Through the years, most of my kids became real readers because of what I learned from her book.  My kids knew what it meant to be in the ‘Zone” (lost in a book and the world falls away).  They rejoiced at the end of every quarter when we had days where we celebrated by reading – only reading – for the language arts block.  Their totals for books read climbed ever higher, far surpassing any totals PBW (pre Book Whisperer). They knew how to intelligently discuss their favorite books as well as why they liked them. They became experts at recommending books to each other and even started a ‘Leave a book, take a book’ swap in our classroom to increase circulation.

Now comes Reading in the Wild, just when I needed it.  This nagging thought had occurred to me sporadically over the years when I’d see my former students in the hallway.

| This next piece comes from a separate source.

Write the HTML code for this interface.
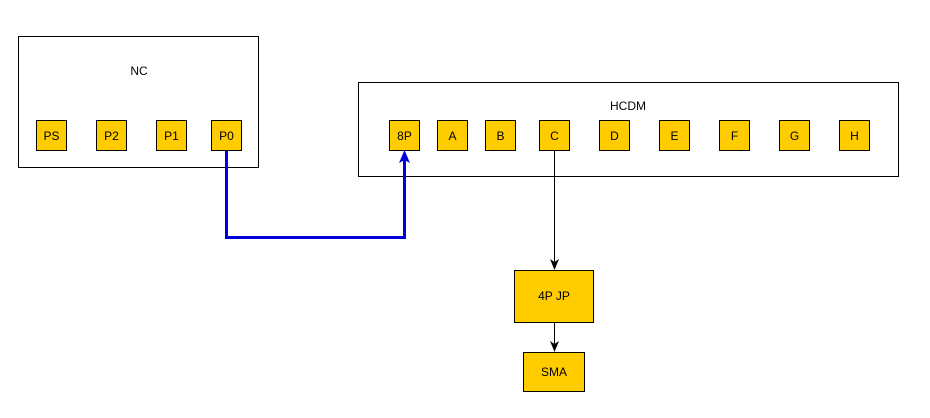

 “What are you reading?” (to the student who read 84 books the previous year)

“Oh, nothing really, not for fun, we have Literature Circles and we get assigned our books.”

 “Well what about outside of school? What are you reading at home?”

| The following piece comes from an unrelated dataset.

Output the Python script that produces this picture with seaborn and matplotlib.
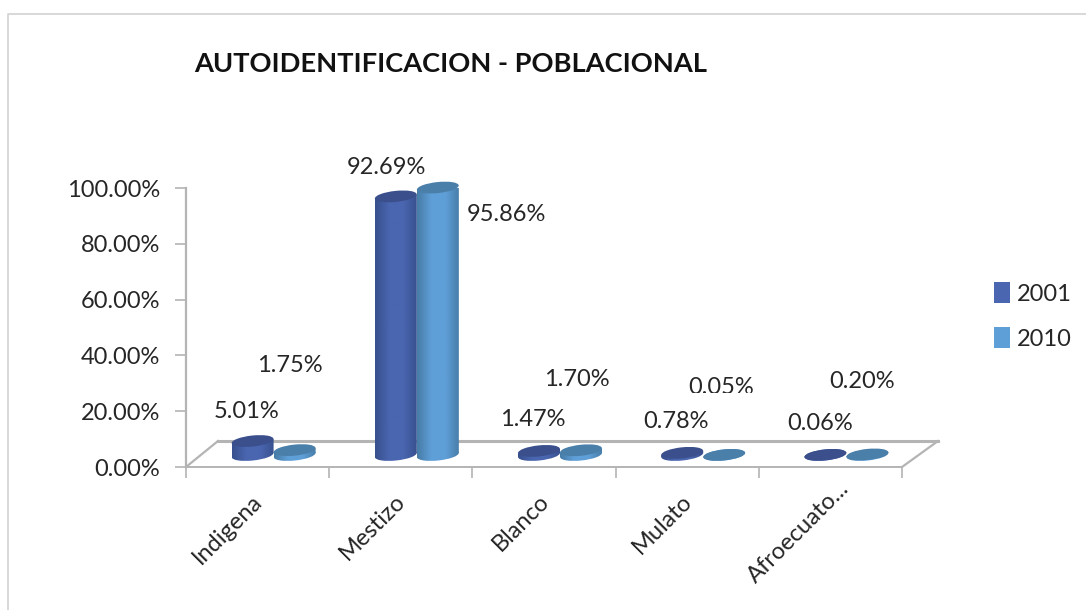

“I don’t really read at home that much.”  

My heart sinking, I would wonder what happened – how could you be a real reader one year and let that passion go?  It didn’t make sense to me but I told myself that I couldn’t control what happened after my kids moved on.  I could only do what I could do…yadda, yadda, yadda.

Guess who already thought about this problem?  Guess who wrestled and studied and worked to find an answer?  Guess who wrote a book (with contributor Susan Kelley) to help all of us?  That’s right – our very own Donalyn Miller.  She tried to codify what it means to be a real lifetime reader.  How do they act?  What do they do?  What are their habits?  And most importantly, what can we, as their teachers, do to instill these habits for a lifetime, not just a school year?

Here are three of my favorites:

1. If you suspect one of your students is ‘fake reading’ (and come one, we all have at least one of those in every class) there is a form in Reading in the Wild that you can use to observe said student for 10 minutes.  When all the boxes show ‘staring off into space’ instead of ‘in the zone’ you have real data to use when conferring. ( The first step to recovery is admitting there is a problem…) My co-teacher and I have these forms copied and ready for Block 5 tomorrow. 🙂

2.  Like most teachers, I teach a mix of Honors, Academic, and Team Taught classes.  Most of my true Honors kids would read even if I told them not to.  They are already addicted.  Many of them are perfectionists, however. (It takes one to know one, I know…) When I assign reading 30 minutes for homework, they find half an hour (or more) of time, sit down, and read.  Donalyn tells them (and me) that ,’Hey – we lead busy lives – it doesn’t have to be 30 minutes all at once!  If you always have a book with you, you can read while waiting for your little brother to get done with soccer practice, or while your Dad runs into the drugstore, or your bus is stopped in traffic’.  She created a nifty little form, The Reading Itinerary, where the kids track, for a week, where and how long they read.  This seems to me to have double benefits – my Honors perfectionists can relax a little and give themselves permission to read in smaller increments and my reluctant readers can have a multitude of places where reading can actually take place.  My B Day kids get theirs tomorrow.  They will keep track for a week and we’ll regroup.  I fully expect some revelations when we do.

3. I struggle with meeting with all of my kids during reading time.  I try, I really do.  I make charts and create new conferring sheets, and schedule it out so I get to talk to everyone in two weeks.  It never, ever, ever, works.  Most of it is my fault because they’ll tell me something interesting about their book and then I think of a book it reminds me of and then we’re off and chatting away like I only have one kiddo to talk to…but I don’t.  Well, Donalyn does table conferences.  She sits down with a team of kids and talks to all of them at once.  (Yes, she has a nifty form for this, too.)They get to hear each other (you know they listen in to the one on one conferences anyway) and make recommendations, and discuss genres, and write books on their ‘Someday’ lists and you can do 4 people at once! I’m telling you, this woman is a genius.

Well, I could go on and on about why I heart Donalyn Miller.  I just hope she knows how much she has meant to the teaching profession.  I hope she knows that she has really made a difference in the lives of children.  I hope she knows I am a better teacher for having read and embraced her books and that I am not alone.